I suspect the problem here is not that the challenge you've provided is difficult to parallelize, or that it implements the functionality of a database or is M:N (by the way--something that is M:N in a hard to address way are entity-entity collisions!), but that the solution is designed in a very indirect way on top of existing Minecraft mechanics. As far as I can tell from what I've read about Redstone, it's completely possible to parallelize for most purposes to which it's put, since blocks can only update other blocks in very limited, local ways on each tick--it might even be amenable to GPU optimizations (in our own game, we would make sure that updates commuted on each tick to avoid needing to serialize merging operations on adjacent Redstone tiles). However, I could easily be misunderstanding both what you're asking for, and how Redstone works. If this is the case, please let me know!

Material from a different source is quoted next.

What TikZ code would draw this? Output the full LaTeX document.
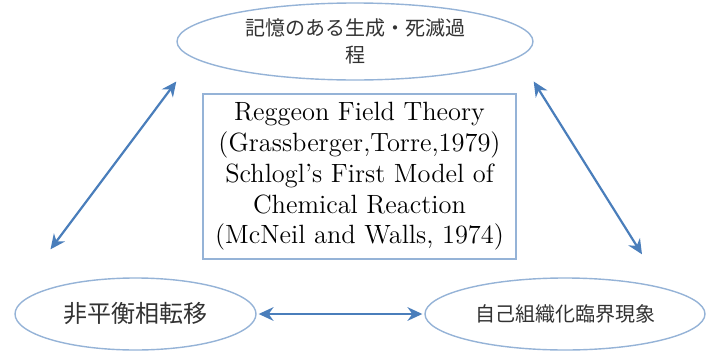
\documentclass[tikz,border=0pt]{standalone}
\usepackage{fontspec}
\usepackage{tikz}
\usetikzlibrary{arrows.meta,positioning,calc,shapes.geometric}
\newfontfamily\jfont{Noto Sans CJK JP}
\definecolor{rim}{RGB}{149,179,215}
\definecolor{link}{RGB}{74,126,187}
\definecolor{ink}{RGB}{50,50,50}
\tikzset{
  phase/.style={ellipse,draw=rim,line width=0.7pt,fill=white,inner sep=0pt,
    font=\jfont,text=ink,align=center},
  refbox/.style={draw=rim,line width=0.7pt,inner sep=0pt,
    font=\fontsize{13.2}{15.4}\selectfont,align=center},
  both/.style={{Stealth[length=2.6mm,width=2.4mm]}-{Stealth[length=2.6mm,width=2.4mm]},
    line width=1.1pt,link},
}

\begin{document}
\begin{tikzpicture}[x=0.5pt,y=-0.5pt]
  \useasboundingbox (0,0) rectangle (707,354);
  \node[phase,minimum width=178pt,minimum height=38.5pt,
    font=\jfont\fontsize{10}{13.5}\selectfont] (mem) at (355,41.5)
    {記憶のある生成・死滅過\\程};
  \node[refbox,minimum width=156.5pt,minimum height=82.5pt] (rft) at (359.5,176.5)
    {Reggeon Field Theory\\(Grassberger,Torre,1979)\\Schlogl's First Model of\\
     Chemical Reaction\\(McNeil and Walls, 1974)};
  \node[phase,minimum width=120.5pt,minimum height=36pt,
    font=\jfont\fontsize{12}{14}\selectfont] (neq) at (135.5,314) {非平衡相転移};
  \node[phase,minimum width=140pt,minimum height=36pt,
    font=\jfont\fontsize{10}{12}\selectfont] (soc) at (565,314) {自己組織化臨界現象};
  \draw[both] ([xshift=-42.5pt,yshift=14pt]neq.north) -- ([yshift=-20pt]mem.west);
  \draw[both] ([yshift=-20pt]mem.east) -- ([xshift=38.5pt,yshift=11.5pt]soc.north);
  \draw[both,shorten <=1pt,shorten >=1pt] (neq) -- (soc);
\end{tikzpicture}
\end{document}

Even more speculatively: I think a lot of game designers, when they think about parallelizing something, think about doing it in the background, or running things concurrently at different rates. While this can be done, this is primarily useful for performing a long-running background operation without blocking the game, not for improving the game's overall performance! In fact, running in the background in this way is often slower than just running single threaded, especially if it interacts with other world state. Many game developers therefore conclude that the task can't be profitably parallelized and move on. But the best (and simplest) solutions often involve keeping a sequential algorithm, but rewriting it so that each step of the algorithm can be performed massively in parallel, as in several of the possible solutions I outlined above. This is the bulk synchronous parallel model, which is the most commonly used parallelization strategy in HPC environments, and is also the primary parallelization strategy for GPU programming. It allows mixing fine-grained state updates with partitioning to maximize your utilization of all your cores, and because you're parallelizing a single workload and partitioning by write resources, it usually has far less contention with other threads than if you were trying to parallelize many workloads at once, each hitting the same stuff. This is the model we almost always turn to to parallelize things unless it's extremely obvious that we don't want them blocking a tick (like chunk generation, for example) and it reliably gives us great speedups without making the algorithm incomprehensible.

Kiro · on Sept 5, 2021

You're way too humble. Why are you downplaying your achievements with Veloren? It's a miracle made by geniuses and should be advertised as such.

Jweb_Guru · on Sept 5, 2021

Not sure if you're being sarcastic, but either way, I'm not saying there aren't some very impressive developers contributing to Veloren, or some really tricky and highly optimized code. But for the parallelization part, we're really not doing anything special. Pretty much all the cleverness there is in the libraries we use, and newer programmers can parallelize stuff about as easily as the more experienced devs.

Of course, if you wanted to say that libraries like crossbeam or rayon are "miracles made by geniuses" then I'd be more inclined to agree :) But there are similar facilities in other languages too, e.g. folly and OpenMP for C++.